Indonesian army general

Hari Pahlawantoro (born 26 November 1970) is an Indonesian army general who is currently assigned to the army headquarters. Prior to his assignment, he was assigned to various territorial and combat unit, commanded an engineer task force in the Garuda Contingent, and served as the chief of army procurement services. He then served as the commander of the Nani Wartabone Military Area from 2024 to 2025.

== Career ==
Hari Pahlawantoro was born on 26 November 1970. He began his career in the army after graduating from the Indonesian Military Academy in 1992. In 2004, as a major, Hari was entrusted to command an engineer task force in the 20th Garuda Contingent. His task force of 163 men was sent to Bunia in the Democratic Republic of the Congo. The task forces provided health services to the locals, constructed roads, and assisted the local authorities in maintaining public infrastructure in the midst of the Ituri conflict. The task force was replaced by a new one in September 2005.

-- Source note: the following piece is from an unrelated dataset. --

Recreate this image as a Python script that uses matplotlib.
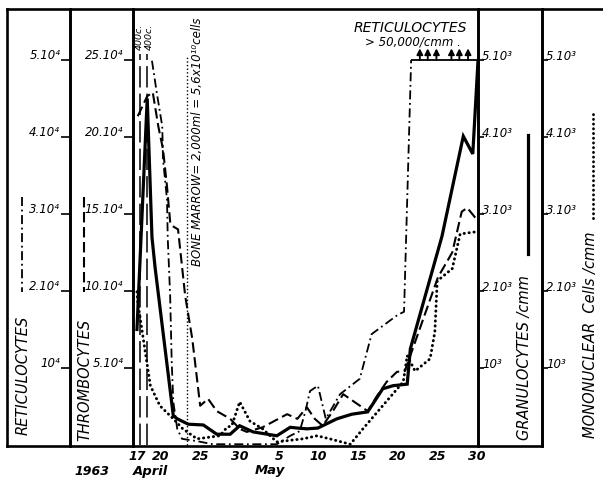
import matplotlib
matplotlib.use("Agg")
import matplotlib.pyplot as plt
from matplotlib.lines import Line2D

# ---------------- data (x = days after 17 April 1963) ----------------
x_tick_days = [0, 3, 8, 13, 18, 23, 28, 33, 38, 43]
x_tick_labels = ["17", "20", "25", "30", "5", "10", "15", "20", "25", "30"]

# Granulocytes /cmm (solid)
gran_days = [0.0, 1.3, 1.9, 2.3, 4.6, 5.1, 6.5, 8.4, 10.1, 11.8, 13.0, 14.7, 16.5,
             17.7, 19.4, 20.3, 21.5, 22.9, 25.3, 27.2, 29.2, 31.1, 32.4, 34.2, 34.6,
             38.6, 41.3, 42.5, 43.15]
gran_vals = [1500, 4500, 2700, 2300, 380, 340, 270, 260, 140, 140, 250, 170, 140,
             120, 230, 220, 210, 220, 340, 400, 430, 730, 770, 790, 1250,
             2710, 4010, 3780, 4970]

# Thrombocytes /cmm (dashed)
thr_days = [0.1, 1.3, 2.0, 2.7, 3.3, 3.8, 4.2, 4.4, 5.2, 6.1, 7.0, 8.0, 9.0, 10.1,
            11.8, 13.0, 13.9, 15.9, 19.0, 20.3, 21.5, 22.5, 23.5, 24.8, 26.1, 29.2,
            30.4, 31.6, 32.9, 33.9, 38.1, 39.9, 41.1, 41.8, 43.15]
thr_vals = [213500, 226500, 229000, 207000, 192000, 168000, 145000, 142500, 140000,
            97000, 69000, 25500, 30000, 22000, 17000, 10500, 8500, 11500, 20000,
            17000, 24500, 17000, 12500, 22000, 33000, 22000, 32000, 41000, 47500,
            48000, 109000, 125000, 151500, 154000, 145500]

# Reticulocytes /cmm (dash-dot)
ret_days = [1.9, 2.5, 3.2, 3.3, 3.8, 3.9, 4.2, 4.4, 4.6, 5.1, 5.7, 7.6, 9.6, 17.7,
            19.4, 20.6, 21.3, 21.9, 22.9, 23.9, 25.7, 28.2, 29.7, 33.0, 33.8, 34.7]
ret_vals = [49900, 45800, 41400, 37100, 31900, 26800, 19400, 10800, 5600, 2100, 800,
            500, 100, 100, 1200, 1800, 4300, 7000, 7700, 3400, 6600, 8600, 14400,
            16900, 17300, 50000]
ret_cap_value = 50000
ret_arrow_days = [35.8, 36.8, 37.9, 39.8, 40.8, 41.9]

# Mononuclear cells /cmm (dotted)
mono_days = [0.0, 0.1, 0.8, 1.7, 2.9, 4.6, 5.8, 7.6, 10.5, 11.4, 12.0, 13.0, 14.3,
             15.9, 17.7, 21.0, 22.8, 24.4, 27.0, 28.6, 31.1, 33.7, 34.2, 35.2, 37.1,
             37.7, 38.0, 39.9, 40.9, 43.0]
mono_vals = [1990, 1860, 1380, 770, 510, 340, 210, 80, 120, 230, 250, 560, 310,
             210, 40, 80, 120, 80, 10, 210, 510, 820, 1160, 960, 1120,
             1470, 2130, 2290, 2740, 2770]

# events
transfusion_days = [0.4, 1.3]
transfusion_labels = ["400c.", "400c."]
marrow_day = 6.3

# axis ticks of the side scales
ret_ticks = [10000, 20000, 30000, 40000, 50000]
ret_tick_labels = ["10⁴", "2.10⁴", "3.10⁴", "4.10⁴", "5.10⁴"]
thr_ticks = [50000, 100000, 150000, 200000, 250000]
thr_tick_labels = ["5.10⁴", "10.10⁴", "15.10⁴", "20.10⁴", "25.10⁴"]
cell_ticks = [1000, 2000, 3000, 4000, 5000]
cell_tick_labels = ["10³", "2.10³", "3.10³", "4.10³", "5.10³"]

# ---------------- layout ----------------
W, H = 603, 481
fig = plt.figure(figsize=(W / 100, H / 100), dpi=100)
fig.patch.set_facecolor("white")

TOP, BOT = 10, 447
U0, U1 = -0.013, 5.662          # vertical range in "scale units"
XL = (-0.5, 43.16)


def rect(x0, x1, y0=TOP, y1=BOT):
    return [x0 / W, 1 - y1 / H, (x1 - x0) / W, (y1 - y0) / H]


def P(x, y):
    return (x / W, 1 - y / H)


SPW = 1.9
FONT = dict(style="italic", family="DejaVu Sans")


def panel(x0, x1, spines, scale):
    a = fig.add_axes(rect(x0, x1))
    a.set_xlim(0, 1)
    a.set_xticks([])
    a.set_ylim(U0 * scale, U1 * scale)
    a.patch.set_visible(False)
    for s in a.spines:
        a.spines[s].set_visible(s in spines)
        a.spines[s].set_linewidth(SPW)
    return a


# left panels
ax_pr = panel(7, 70, ("left", "right", "top", "bottom"), 1e4)
ax_pt = panel(70, 133, ("left", "right", "top", "bottom"), 5e4)
# right panels
ax_pg = panel(478, 542, ("left", "right", "top", "bottom"), 1e3)
ax_pm = panel(542, 603, ("left", "top"), 1e3)

for a, ticks, labels in ((ax_pr, ret_ticks, ret_tick_labels),
                         (ax_pt, thr_ticks, thr_tick_labels)):
    a.yaxis.tick_right()
    a.set_yticks(ticks)
    a.tick_params(axis="y", direction="in", length=6.5, width=1.2,
                  labelright=False, labelleft=False)
    for v, lab in zip(ticks, labels):
        a.annotate(lab, xy=(1, v), xycoords=a.get_yaxis_transform(),
                   xytext=(-7, -1), textcoords="offset points",
                   ha="right", va="bottom", fontsize=8.5, **FONT)

for a in (ax_pg, ax_pm):
    a.yaxis.tick_left()
    a.set_yticks(cell_ticks)
    a.tick_params(axis="y", direction="in", length=4, width=1.2,
                  labelright=False, labelleft=False)
    for v, lab in zip(cell_ticks, cell_tick_labels):
        a.annotate(lab, xy=(0, v), xycoords=a.get_yaxis_transform(),
                   xytext=(3, -1.5), textcoords="offset points",
                   ha="left", va="bottom", fontsize=8.5, **FONT)

# main plotting area
ax = fig.add_axes(rect(133, 478))
ax.patch.set_visible(False)
ax.set_xlim(*XL)
ax.set_ylim(U0 * 1e3, U1 * 1e3)
for s in ax.spines.values():
    s.set_linewidth(SPW)
ax.set_yticks([])
ax.set_xticks(x_tick_days)
ax.set_xticklabels(x_tick_labels, fontsize=9, fontweight="bold", **FONT)
ax.tick_params(axis="x", length=0, pad=2)

ax_r = ax.twinx()
ax_t = ax.twinx()
for a, sc in ((ax_r, 1e4), (ax_t, 5e4)):
    a.set_ylim(U0 * sc, U1 * sc)
    a.set_yticks([])
    for s in a.spines.values():
        s.set_visible(False)

# series
ax.plot(gran_days, gran_vals, color="black", lw=2.3, solid_joinstyle="miter",
        clip_on=False, zorder=5)
ax.plot(mono_days, mono_vals, color="black", lw=2.1, linestyle=(0, (0.1, 1.6)),
        dash_capstyle="round", clip_on=False, zorder=4)
ax_t.plot(thr_days, thr_vals, color="black", lw=1.5, linestyle=(0, (5, 2.2)),
          clip_on=False, zorder=4)
ax_r.plot(ret_days, ret_vals, color="black", lw=1.3, linestyle=(0, (5, 2, 1, 2)),
          clip_on=False, zorder=4)
ax_r.hlines(ret_cap_value, ret_days[-1], XL[1], color="black", lw=1.3)
for d in ret_arrow_days:
    ax_r.annotate("", xy=(d, ret_cap_value * 1.03), xytext=(d, ret_cap_value),
                  arrowprops=dict(arrowstyle="-|>,head_length=0.35,head_width=0.18",
                                  color="black", lw=1.3, shrinkA=0, shrinkB=0))

# events
label_shift = [-0.15, 0.3]
for d, lab, sh in zip(transfusion_days, transfusion_labels, label_shift):
    ax.vlines(d, 0, 5080, color="black", lw=1.1, linestyles=[(0, (14, 4))])
    ax.text(d + sh, 5080 + 60, lab, rotation=90, ha="center", va="bottom",
            fontsize=6.8, **FONT)
ax.vlines(marrow_day, 0, 5040, color="black", lw=1.0, linestyles=[(0, (1, 1.6))])
ax.text(*P(198, 142), "BONE MARROW= 2,000ml = 5,6x10¹⁰cells",
        transform=fig.transFigure, rotation=90, ha="center", va="center",
        fontsize=8.5, **FONT)

ax.text(*P(410, 28), "RETICULOCYTES", transform=fig.transFigure, ha="center",
        va="center", fontsize=10, **FONT)
ax.text(*P(413, 42), "> 50,000/cmm .", transform=fig.transFigure, ha="center",
        va="center", fontsize=8.5, **FONT)

# axis titles and legend samples in the side panels
fig.text(*P(23, 375), "RETICULOCYTES", rotation=90, ha="center", va="center",
         fontsize=10.5, **FONT)
fig.text(*P(85, 380), "THROMBOCYTES", rotation=90, ha="center", va="center",
         fontsize=10.5, **FONT)
fig.text(*P(524, 358), "GRANULOCYTES /cmm", rotation=90, ha="center", va="center",
         fontsize=10.5, **FONT)
fig.text(*P(590, 335), "MONONUCLEAR  Cells /cmm", rotation=90, ha="center",
         va="center", fontsize=10.5, **FONT)

fig.add_artist(Line2D([22 / W] * 2, [1 - 198 / H, 1 - 293 / H], color="black",
                      lw=1.3, linestyle=(0, (5, 2, 1, 2))))
fig.add_artist(Line2D([84 / W] * 2, [1 - 198 / H, 1 - 293 / H], color="black",
                      lw=1.5, linestyle=(0, (5, 2.2))))
fig.add_artist(Line2D([528 / W] * 2, [1 - 136 / H, 1 - 255 / H], color="black",
                      lw=2.3))
fig.add_artist(Line2D([593 / W] * 2, [1 - 115 / H, 1 - 223 / H], color="black",
                      lw=2.0, linestyle=(0, (0.1, 1.6)), dash_capstyle="round"))

# date captions
fig.text(*P(92, 472), "1963", ha="center", va="center", fontsize=9,
         fontweight="bold", **FONT)
fig.text(*P(150, 472), "April", ha="center", va="center", fontsize=9.5,
         fontweight="bold", **FONT)
fig.text(*P(270, 471), "May", ha="center", va="center", fontsize=9.5,
         fontweight="bold", **FONT)

fig.savefig("out.png", dpi=100, facecolor="white")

After his return to Indonesia, Hari commanded several territorial units in the army, including the 9th Combat Engineers Battalion in the Army Strategic Reserve Command from 2010 to 2011 and Trenggalek Military District. He became the engineer chief of the Wirabuana Regional Military Command in Sulawesi for about a year until 27 October 2015.

Less than a month later, on 13 November 2015, Hari officially became the engineer chief of the Brawijaya Regional Military Command in East Java. He ended his tenure as engineer chief on 5 December 2017 and was reassigned as the assistant for logistics to the commander of the Brawijaya Regional Military Command.

After his stint in East Java, Hari was appointed by the Commander of the Cenderawasih Regional Military Command in Papua, Yosua Pandit Sembiring, as his expert staff in economics. He served in the position until 2020 and was posted to the Army Procurement Services as the head of the material, engineering, construction, and services procurement section. Two years later, on 3 September 2022 Hari was made as the Chief of the Army Procurement Services and he received promotion to the rank of brigadier general on 14 October 2022.

Hari was named as the commander of the Nani Wartabone Military Area, which covers the Gorontalo province, on 1 April 2024. He officially assumed the position three days later. His tenure as the area's commander commenced on 28 May 2025, and he was reassigned to the army headquarters.